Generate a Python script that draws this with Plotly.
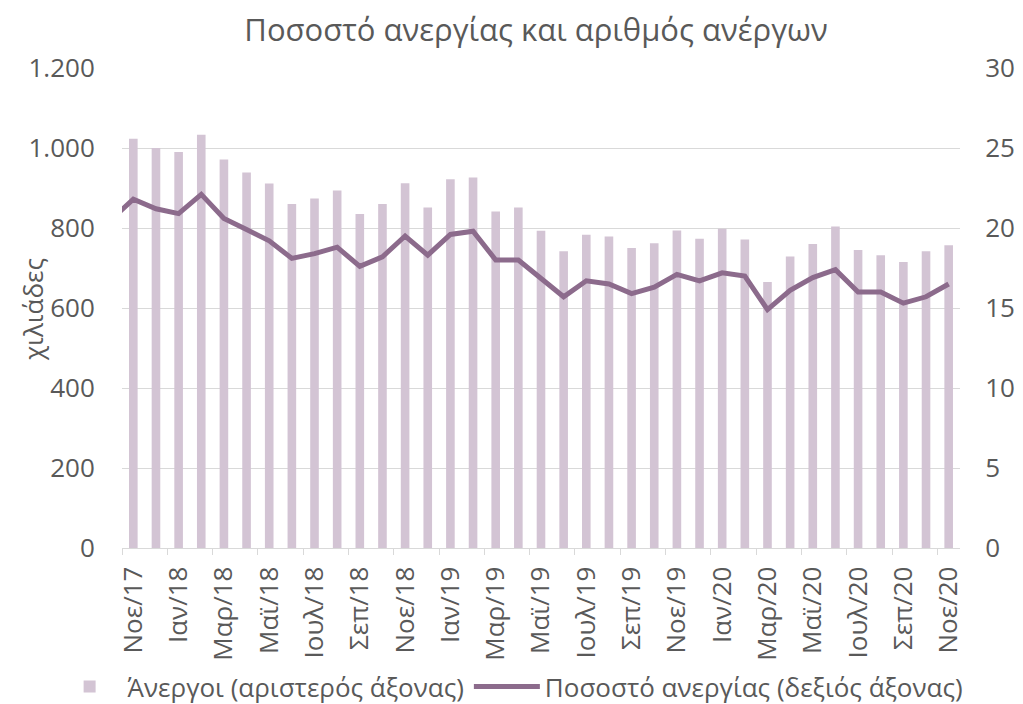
import plotly.graph_objects as go

months = ["Νοε/17", "Δεκ/17", "Ιαν/18", "Φεβ/18", "Μαρ/18", "Απρ/18", "Μαϊ/18", "Ιουν/18",
          "Ιουλ/18", "Αυγ/18", "Σεπ/18", "Οκτ/18", "Νοε/18", "Δεκ/18", "Ιαν/19", "Φεβ/19",
          "Μαρ/19", "Απρ/19", "Μαϊ/19", "Ιουν/19", "Ιουλ/19", "Αυγ/19", "Σεπ/19", "Οκτ/19",
          "Νοε/19", "Δεκ/19", "Ιαν/20", "Φεβ/20", "Μαρ/20", "Απρ/20", "Μαϊ/20", "Ιουν/20",
          "Ιουλ/20", "Αυγ/20", "Σεπ/20", "Οκτ/20", "Νοε/20"]

unemployed = [1023, 1000, 990, 1033, 971, 939, 911, 860, 874, 894, 835, 860, 912, 851,
              922, 926, 841, 851, 793, 742, 783, 779, 750, 762, 794, 773, 798, 771,
              665, 729, 760, 804, 745, 732, 715, 742, 757]

# rate series starts one month earlier (Οκτ/17), which falls at the left edge of the plot
rate_prev = 20.5
rate = [21.8, 21.2, 20.9, 22.1, 20.6, 19.9, 19.2, 18.1, 18.4, 18.8, 17.6, 18.2, 19.5,
        18.3, 19.6, 19.8, 18.0, 18.0, 16.8, 15.7, 16.7, 16.5, 15.9, 16.3, 17.1, 16.7,
        17.2, 17.0, 14.9, 16.1, 16.9, 17.4, 16.0, 16.0, 15.3, 15.7, 16.5]

tick_labels = months[::2]

bar_color = "#d3c4d4"
line_color = "#8c6b8c"
text_color = "#595959"
grid_color = "#d9d9d9"
font_family = "Open Sans"

x_bar = list(range(len(months)))
x_line = [-1] + x_bar
y_line = [rate_prev] + rate

fig = go.Figure()
fig.add_trace(go.Bar(
    x=x_bar, y=unemployed, name="Άνεργοι (αριστερός άξονας)",
    marker=dict(color=bar_color, line=dict(width=0)), width=0.38,
))
fig.add_trace(go.Scatter(
    x=x_line, y=y_line, name="Ποσοστό ανεργίας (δεξιός άξονας)", yaxis="y2",
    mode="lines", line=dict(color=line_color, width=5),
))

fig.update_layout(
    width=1023, height=704,
    margin=dict(l=122, r=63, t=68, b=156, autoexpand=False),
    paper_bgcolor="white", plot_bgcolor="white",
    separators=",.",
    font=dict(family=font_family, color=text_color, size=26),
    title=dict(text="Ποσοστό ανεργίας και αριθμός ανέργων", xref="container", x=0.524,
               xanchor="center", y=0.957, yanchor="middle",
               font=dict(size=31, color=text_color)),
    showlegend=True,
    legend=dict(orientation="h", x=-0.084, xanchor="left", y=-0.289, yanchor="middle",
                font=dict(size=26, color=text_color), traceorder="normal",
                itemwidth=66, tracegroupgap=0),
    xaxis=dict(
        range=[-0.5, len(months) - 0.5], tickmode="array", automargin=False,
        tickvals=x_bar[::2], ticktext=tick_labels, tickangle=-90,
        ticks="outside", ticklen=7, tickcolor="rgba(0,0,0,0)",
        showgrid=False, zeroline=False,
        showline=True, linecolor=grid_color, linewidth=1.3,
        tickfont=dict(size=26, color=text_color),
        minor=dict(tickmode="linear", tick0=-0.5, dtick=2, ticks="outside",
                   ticklen=6, tickcolor=grid_color, tickwidth=1.3, showgrid=False),
    ),
    yaxis=dict(
        range=[0, 1200], dtick=200, tickformat=",d", automargin=False,
        showgrid=True, gridcolor=grid_color, gridwidth=1.3, zeroline=False,
        ticks="outside", ticklen=21, tickcolor="rgba(0,0,0,0)",
        tickfont=dict(size=26, color=text_color),
    ),
    yaxis2=dict(
        range=[0, 30], dtick=5, overlaying="y", side="right", automargin=False,
        showgrid=False, zeroline=False,
        ticks="outside", ticklen=19, tickcolor="rgba(0,0,0,0)",
        tickfont=dict(size=26, color=text_color),
    ),
    annotations=[dict(
        text="χιλιάδες", xref="paper", yref="paper", x=-0.106, y=0.496,
        xanchor="center", yanchor="middle", textangle=-90, showarrow=False,
        font=dict(size=26, color=text_color),
    )],
)

fig.write_html("out.html", config={"displayModeBar": False},
               post_script="document.body.style.margin='0';document.body.style.overflow='hidden';")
· · ·
Repeat the data in full and exactly. Omit pictures.

Generate a Python script that draws this with Plotly.
import plotly.graph_objects as go

months = ["Νοε/17", "Δεκ/17", "Ιαν/18", "Φεβ/18", "Μαρ/18", "Απρ/18", "Μαϊ/18", "Ιουν/18",
          "Ιουλ/18", "Αυγ/18", "Σεπ/18", "Οκτ/18", "Νοε/18", "Δεκ/18", "Ιαν/19", "Φεβ/19",
          "Μαρ/19", "Απρ/19", "Μαϊ/19", "Ιουν/19", "Ιουλ/19", "Αυγ/19", "Σεπ/19", "Οκτ/19",
          "Νοε/19", "Δεκ/19", "Ιαν/20", "Φεβ/20", "Μαρ/20", "Απρ/20", "Μαϊ/20", "Ιουν/20",
          "Ιουλ/20", "Αυγ/20", "Σεπ/20", "Οκτ/20", "Νοε/20"]

unemployed = [1023, 1000, 990, 1033, 971, 939, 911, 860, 874, 894, 835, 860, 912, 851,
              922, 926, 841, 851, 793, 742, 783, 779, 750, 762, 794, 773, 798, 771,
              665, 729, 760, 804, 745, 732, 715, 742, 757]

# rate series starts one month earlier (Οκτ/17), which falls at the left edge of the plot
rate_prev = 20.5
rate = [21.8, 21.2, 20.9, 22.1, 20.6, 19.9, 19.2, 18.1, 18.4, 18.8, 17.6, 18.2, 19.5,
        18.3, 19.6, 19.8, 18.0, 18.0, 16.8, 15.7, 16.7, 16.5, 15.9, 16.3, 17.1, 16.7,
        17.2, 17.0, 14.9, 16.1, 16.9, 17.4, 16.0, 16.0, 15.3, 15.7, 16.5]

tick_labels = months[::2]

bar_color = "#d3c4d4"
line_color = "#8c6b8c"
text_color = "#595959"
grid_color = "#d9d9d9"
font_family = "Open Sans"

x_bar = list(range(len(months)))
x_line = [-1] + x_bar
y_line = [rate_prev] + rate

fig = go.Figure()
fig.add_trace(go.Bar(
    x=x_bar, y=unemployed, name="Άνεργοι (αριστερός άξονας)",
    marker=dict(color=bar_color, line=dict(width=0)), width=0.38,
))
fig.add_trace(go.Scatter(
    x=x_line, y=y_line, name="Ποσοστό ανεργίας (δεξιός άξονας)", yaxis="y2",
    mode="lines", line=dict(color=line_color, width=5),
))

fig.update_layout(
    width=1023, height=704,
    margin=dict(l=122, r=63, t=68, b=156, autoexpand=False),
    paper_bgcolor="white", plot_bgcolor="white",
    separators=",.",
    font=dict(family=font_family, color=text_color, size=26),
    title=dict(text="Ποσοστό ανεργίας και αριθμός ανέργων", xref="container", x=0.524,
               xanchor="center", y=0.957, yanchor="middle",
               font=dict(size=31, color=text_color)),
    showlegend=True,
    legend=dict(orientation="h", x=-0.084, xanchor="left", y=-0.289, yanchor="middle",
                font=dict(size=26, color=text_color), traceorder="normal",
                itemwidth=66, tracegroupgap=0),
    xaxis=dict(
        range=[-0.5, len(months) - 0.5], tickmode="array", automargin=False,
        tickvals=x_bar[::2], ticktext=tick_labels, tickangle=-90,
        ticks="outside", ticklen=7, tickcolor="rgba(0,0,0,0)",
        showgrid=False, zeroline=False,
        showline=True, linecolor=grid_color, linewidth=1.3,
        tickfont=dict(size=26, color=text_color),
        minor=dict(tickmode="linear", tick0=-0.5, dtick=2, ticks="outside",
                   ticklen=6, tickcolor=grid_color, tickwidth=1.3, showgrid=False),
    ),
    yaxis=dict(
        range=[0, 1200], dtick=200, tickformat=",d", automargin=False,
        showgrid=True, gridcolor=grid_color, gridwidth=1.3, zeroline=False,
        ticks="outside", ticklen=21, tickcolor="rgba(0,0,0,0)",
        tickfont=dict(size=26, color=text_color),
    ),
    yaxis2=dict(
        range=[0, 30], dtick=5, overlaying="y", side="right", automargin=False,
        showgrid=False, zeroline=False,
        ticks="outside", ticklen=19, tickcolor="rgba(0,0,0,0)",
        tickfont=dict(size=26, color=text_color),
    ),
    annotations=[dict(
        text="χιλιάδες", xref="paper", yref="paper", x=-0.106, y=0.496,
        xanchor="center", yanchor="middle", textangle=-90, showarrow=False,
        font=dict(size=26, color=text_color),
    )],
)

fig.write_html("out.html", config={"displayModeBar": False},
               post_script="document.body.style.margin='0';document.body.style.overflow='hidden';")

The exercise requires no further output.